Reports that the verbal attack on Alake was described by the Osi Egba, High Chief Bode Mustapha, as unwarranted, ill-advised and a desecration of the Yoruba’s respect for the truth, the royalty and the elders.

Egba Women Chiefs and market leaders, who were led by Iyalode Alaba Lawson, were at the Ake Palace in Abeokuta to show solidarity and renew their loyalty to the king.

Represented by the Otun Iyalode, Lawson told the Alake to continue to stand by his clarion call for justice and peace, not only in Egbaland, but also in Nigeria, saying “we don’t want war in Egbaland.”

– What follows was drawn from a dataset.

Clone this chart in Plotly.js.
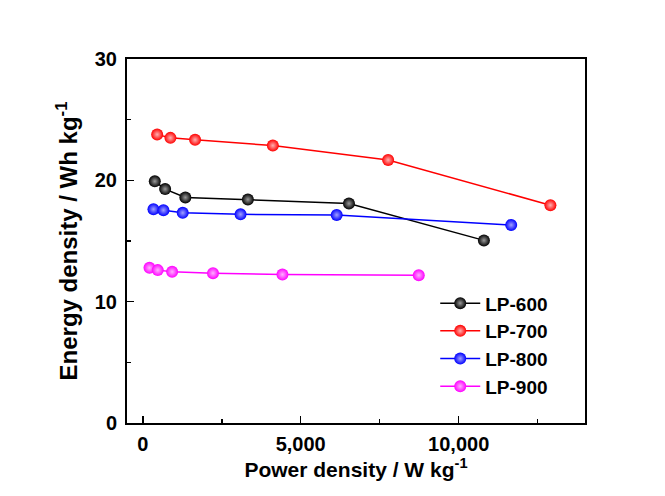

She assured the revered monarch that the entire Egba women were solidly behind him, saying it is only those looking for the wrath of God and Egba people that would speak ill of Oba Gbadebo.

In her words, the Iyaloja of Egba, Chief Kemi Oloyede, emphasised that “Egba traders will never allow social media miscreants to insult our revered monarch, in whatever circumstances”, adding that only uncultured people would insult an Oba.

In the same vein, Egba traditional rulers, swore to always “defend the good name and the integrity of the Alake.”

The Olu of Itori, Oba AbdulFatai Akamo said this when he led a group of Egba Obas and Baales to pay homage to the Alake.

Oba Akamo stated that the Alake should not be bothered by what he called the “misguided utterances of social media hoodlums”, who he said had no other business than to spread fake news and engage in “anti-social behaviour and irresponsible cultural attitude to their community leaders.”

Akamo warned those peddling fake news and making disrespectful statements about the Alake to immediately desist or “be ready to face self-inflicted cultural destruction.”

Responding, Oba Gbadebo thanked the Egba women, Obas, Baales, individual visitors, callers as well as Egba High Chiefs for their support to pursue truth and integrity.

He stressed that it was not those who rightly or wrongly caused a war that suffered calamities, but the innocent, especially women, children and the aged.

He added that in spite of the many challenges facing the nation, Nigeria would be better if leaders can sit together to talk sincerely with the fear of God, saying “it is better off to jaw-jaw than to war-war.”

He seized the occasion to call on political leaders, the youth, and religious bodies to remember that they had been called by God to lead Nigeria in peace and justice.